• **Objective**:
Check each line of the listing, and copy it if it contains the word "this".
........
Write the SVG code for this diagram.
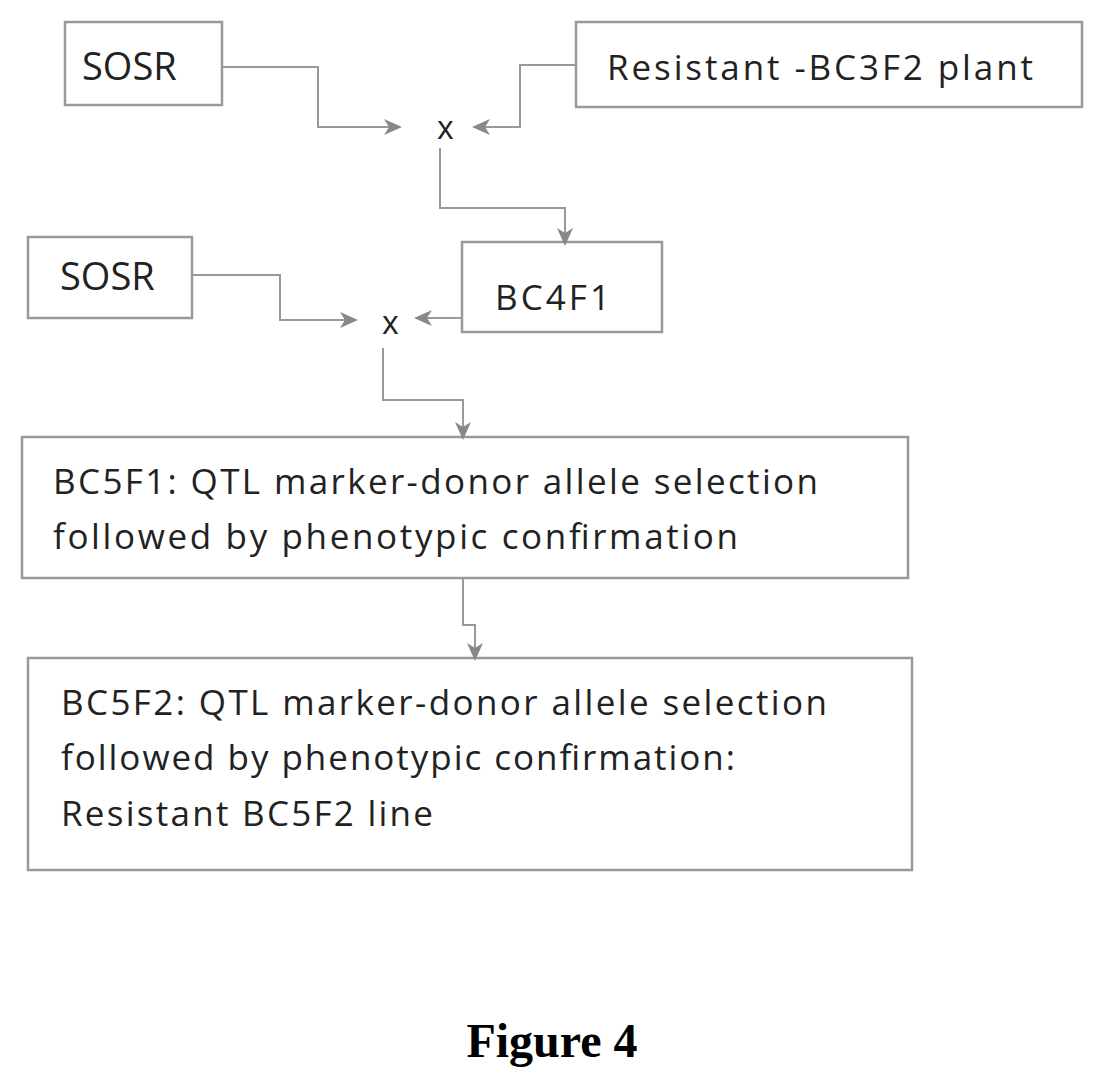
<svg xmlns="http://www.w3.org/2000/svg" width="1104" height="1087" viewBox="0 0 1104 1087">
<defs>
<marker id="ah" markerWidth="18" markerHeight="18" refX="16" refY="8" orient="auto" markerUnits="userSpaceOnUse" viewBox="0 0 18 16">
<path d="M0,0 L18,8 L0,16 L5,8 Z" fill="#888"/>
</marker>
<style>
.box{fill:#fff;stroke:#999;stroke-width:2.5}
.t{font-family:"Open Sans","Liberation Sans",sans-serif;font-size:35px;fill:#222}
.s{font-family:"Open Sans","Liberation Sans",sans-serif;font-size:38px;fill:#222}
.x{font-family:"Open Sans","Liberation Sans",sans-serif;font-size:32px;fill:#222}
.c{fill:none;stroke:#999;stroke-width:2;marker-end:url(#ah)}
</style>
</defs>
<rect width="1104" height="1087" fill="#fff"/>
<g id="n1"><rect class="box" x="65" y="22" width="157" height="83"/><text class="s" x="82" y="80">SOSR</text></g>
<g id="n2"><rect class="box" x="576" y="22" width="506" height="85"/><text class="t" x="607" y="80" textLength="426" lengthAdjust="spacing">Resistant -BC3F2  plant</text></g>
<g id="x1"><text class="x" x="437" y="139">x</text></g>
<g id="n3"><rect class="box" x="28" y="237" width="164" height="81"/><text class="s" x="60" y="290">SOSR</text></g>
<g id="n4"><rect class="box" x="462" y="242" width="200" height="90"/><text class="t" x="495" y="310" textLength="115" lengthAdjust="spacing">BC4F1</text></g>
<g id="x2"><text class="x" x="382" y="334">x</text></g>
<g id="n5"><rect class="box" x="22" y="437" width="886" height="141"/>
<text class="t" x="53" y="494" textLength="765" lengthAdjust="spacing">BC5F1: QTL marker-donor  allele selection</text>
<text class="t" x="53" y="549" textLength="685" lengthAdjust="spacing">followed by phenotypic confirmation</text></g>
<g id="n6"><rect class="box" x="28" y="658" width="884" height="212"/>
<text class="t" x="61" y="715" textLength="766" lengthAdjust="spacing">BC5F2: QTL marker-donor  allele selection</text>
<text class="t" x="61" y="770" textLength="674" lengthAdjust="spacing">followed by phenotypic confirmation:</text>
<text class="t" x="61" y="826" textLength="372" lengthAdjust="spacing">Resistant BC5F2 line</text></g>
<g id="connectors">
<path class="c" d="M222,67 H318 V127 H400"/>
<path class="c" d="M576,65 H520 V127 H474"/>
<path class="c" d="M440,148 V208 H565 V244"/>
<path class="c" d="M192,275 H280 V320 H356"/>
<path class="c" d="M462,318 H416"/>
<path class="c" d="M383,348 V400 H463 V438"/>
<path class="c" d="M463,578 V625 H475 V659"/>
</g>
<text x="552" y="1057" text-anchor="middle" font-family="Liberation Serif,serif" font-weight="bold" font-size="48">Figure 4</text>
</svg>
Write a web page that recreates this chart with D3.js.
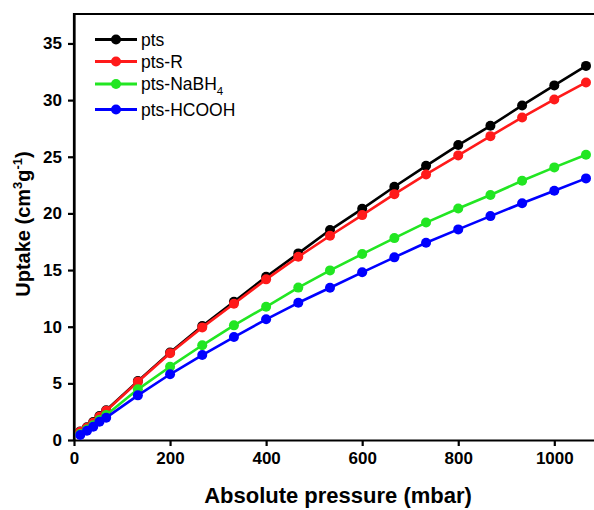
........
• **Exercise answer**:
Write the SVG code for this diagram.
Write a web page that recreates this chart with D3.js.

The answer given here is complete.